On the February 17th episode of the CBS show Undercover Boss, Rick Silva, CEO of Ralley’s/Checkers blew his cover in the middle of the episode to confront an unruly manager for yelling at his employees. The surprising, yet admirable action by Silva serves as a potent reminder of a common problem far too many of us face everyday: the yelling boss.
Nobody ever wants to be on the receiving end of someone who is yelling, particularly when it’s your boss. Being yelled at is just no fun and it usually ends up making the problem worse. Abusive behaviors like yelling can also create anxiety. According to research from the International Journal of Stress Management, employees of abusive bosses are more likely to suffer higher levels of stress and anxiety than their peers.
The mind is a powerful thing. When we are repeatedly barraged with negative assaults it ultimately takes a toll on us both mentally and physically, which can ultimately lead to serious health problems. In other words, when bosses yell, employees get sick, at least some of the time.
So, why do bosses yell? The root of the problem seems to be managers who just aren’t ready to manage. A 2011 Career Builder survey found that 26% of managers surveyed admitted not being ready to take on management responsibility and 58% didn’t receive any kind of management training.

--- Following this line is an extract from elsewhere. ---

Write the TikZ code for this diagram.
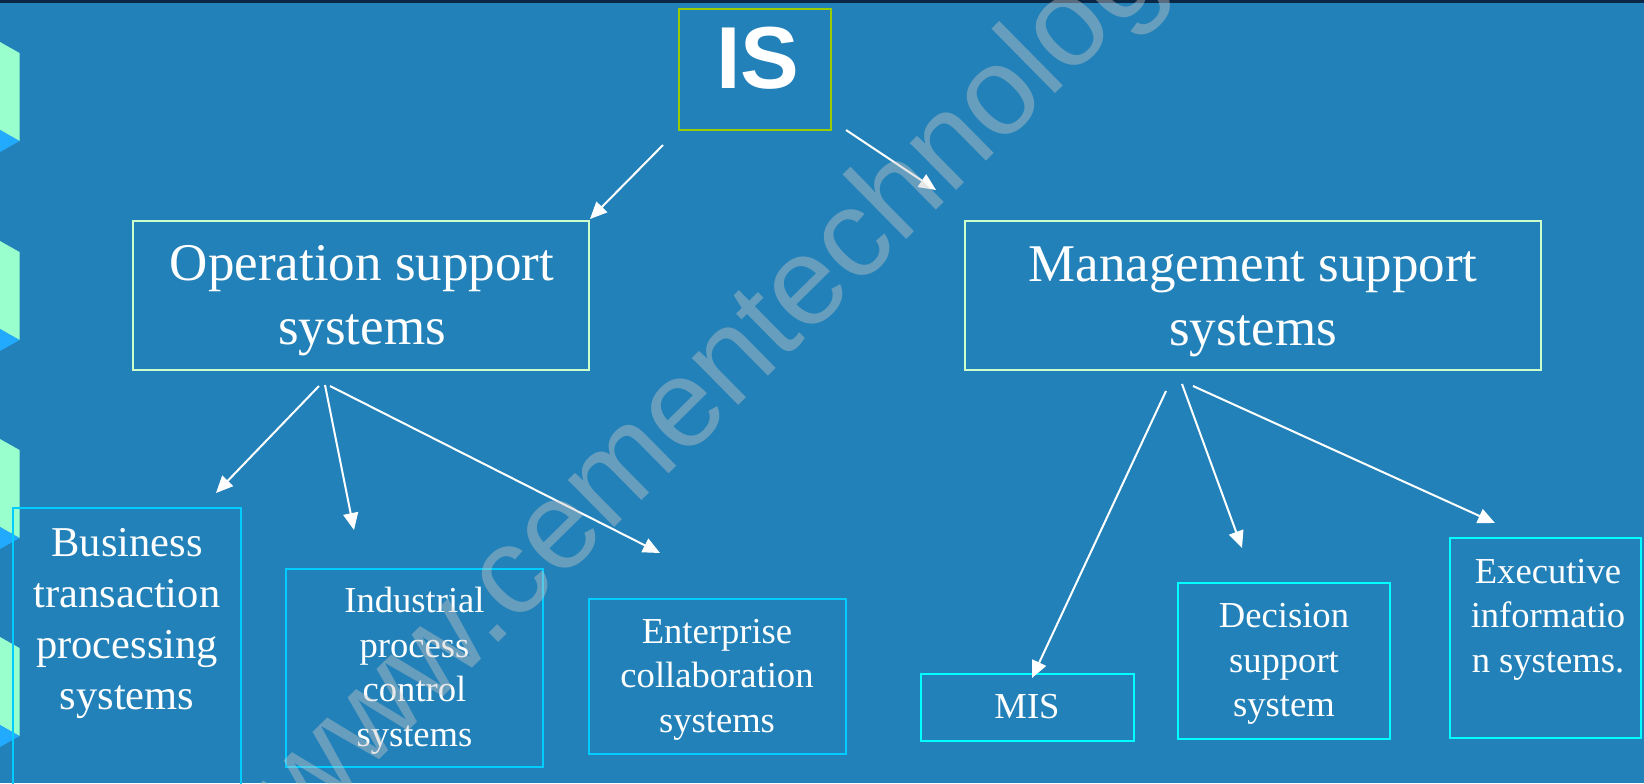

The fact is we tend to promote people because they are good at what they do and not because they have any kind of management or leadership talent. Essentially, we take our star players, make them coaches, and expect them to channel their talents through those around them.
To make matters worse, we rarely provide these new managers with any kind of real training and support, thus setting them up for failure. So, it’s only natural that when new bosses aren’t able to inspire action and get results, they become frustrated and fall back on using (and often abusing) positional power. This means harsh directives and raised voices. In other words, they yell.
The challenge is how to best deal with the “yelling boss” without getting in trouble. A few tips to consider when dealing with that insufferable yelling boss:
Never Take it Personally: More often than not the yelling boss doesn’t intend their rants to be taken personally. They are likely reacting out of frustration and may not even be aware of how destructive their behavior is or how negatively it may come across to others. Even in those cases where the yelling boss does get personal, the best thing to do is focus on the facts. Remember, you have the ability to create your own reality and it’s up to you to decide whether someone else’s negative attitude takes you down or not. Life is too short to allow the immaturity of others to determine how you feel!
Don’t Take the Bait: Never match the tenor of the yelling boss as this will only result in an unhealthy escalation of emotion. Whenever you match the tone of the yelling boss, you lose because they have effectively lured you into the trap. When you start shouting back you give up any hope of a level playing field because you are now playing by their rules. The best thing you can do is stay calm, refrain from engaging, and just let them burn themselves out!
Be Mindful of Your Purpose: If the yelling boss can’t actually answer the question of “what do you want me to do?” they aren’t managing, they are just venting frustration. In this case, wait until the dust settles before seeking out any resolution. During this time be sure to take a moment, catch your breath, and reflect on the purpose of the upcoming conversation. A common mistake is to go in and lash out as retribution or scold your boss with facts and figures proving you right. This isn’t a meaningful purpose. Be forward thinking. Before you approach your boss, be sure to have some ideas on what you can do to make-up for whatever real or imagined problem that caused the situation and be ready with positive steps for moving forward.
Make no mistake, it’s never easy to be in charge, yet it’s always easy to yell. If you find yourself the victim of a yelling boss, do your best to not take it personally, be sure to avoid getting drawn in, and find a way to ask for positive direction in moving forward.